Just when I was getting worried that the graffiti and trash meant no more abseils we found ourselves at the top of a very large drop. Worried that my 150ft rope might not quite reach, I briefed the other two on contingency plans before descending. As it turned out the length was perfect- the ends of the rope were 1ft out of the water on either side! Sadly graffiti covered nearly every rock and surface beneath this falls. After a fair bit of stream walking we reached another horizon line, this one our last. I peered over the large rock wedged at the top of the falls and had a very surprising sight- below were no fewer than 30 people staring back at me, mostly families out on a day after Christmas walk. I had not experienced such fanfare outside of Zion and it felt silly. I carefully rigged this last drop (Eaton Falls), making sure not to drop the rope on anyone's head. One by one we made it down and pulled the rope after. People had all sorts of questions about what we were doing! The rest of the walk back to car we wore our wetsuits as it was starting to get cool in the shadows- again lots of strange and worried looks dispelled by smiles and answering the occasional questions. My favorite from a youngster: "What are you doing?" "Going down all the waterfalls." "Why would you do that?"





Round trip took about 7 hours. It turned out to be a great canyon enjoyed with great company. If I ever did it again it would be in high flow conditions.

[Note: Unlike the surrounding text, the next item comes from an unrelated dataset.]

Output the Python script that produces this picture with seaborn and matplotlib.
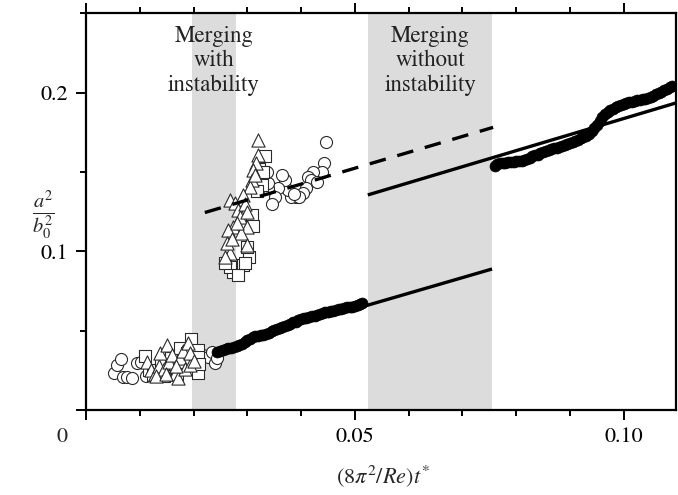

Little Santa Anita Canyon Dec 16

Back in southern California, middle of the winter, and its 80°F. Sounds like as good a time as any to take my sister down her first canyon. I chose Little Santa Anita because it sounded like a pleasant beginner canyon that has year-round flowing water. We left the house before 6:30p to miss most of the traffic (the most dangerous obstacle on this canyoning trip...), then drove the main drag through the quaint (for LA) town of Sierra Madre and on to a residential area at the base of the San Gabriels where we parked. The sun rose as we got our gear together and walkers greeted us as they passed. We walked up the trail which contoured into the Little Santa Anita drainage before steadily climbing. It was not even 8am and I could not believe how warm it was! I was sweating! We got expansive views of the enormous LA Basin as it faded into the smog in the distance before the trail finished switchbacking and entered a larger canyon. A well-marked trail led straight to the spring in the valley floor. I was delighted to see fresh flowing water- this canyon would not be as interesting without it. From here we strolled downstream for 5 minutes or so to the first obvious drop and suited up.


After a quick crash course in anchors and rappelling I descended the first drop followed by my sister. We easily got in the swing of things and descended several drops in rapid succession. The vegetation was pleasantly lush. It was just a shame the pools were not deeper and there was not more water in the falls. There was also a light use trail which spared us having to bushwhack at all. Between the warmth of the day and the knee-deep pools we really didn't need the wetsuits! Most of the drops were down waterfalls but there were also several awkward boulder choke rappels.








At the end of a nice succession of drops the water sunk into the bedrock and we walked along the dry canyon bottom, working our way past the first exit and several more obstacles. The grand final was a super nice chute waterfall (unfortunately dry) which descended into a fantastic pothole (also unfortunately dry). A few more small obstacles and it become obvious we were well overdue to remove our wetsuits. We walked out the very interesting Sierra Madre Dam and through some exceptionally fancy neighborhoods back to our car. We made great time and finished before lunch. Although it was my sister's first canyon she was a natural at at. Thanks to her for a fun half day out.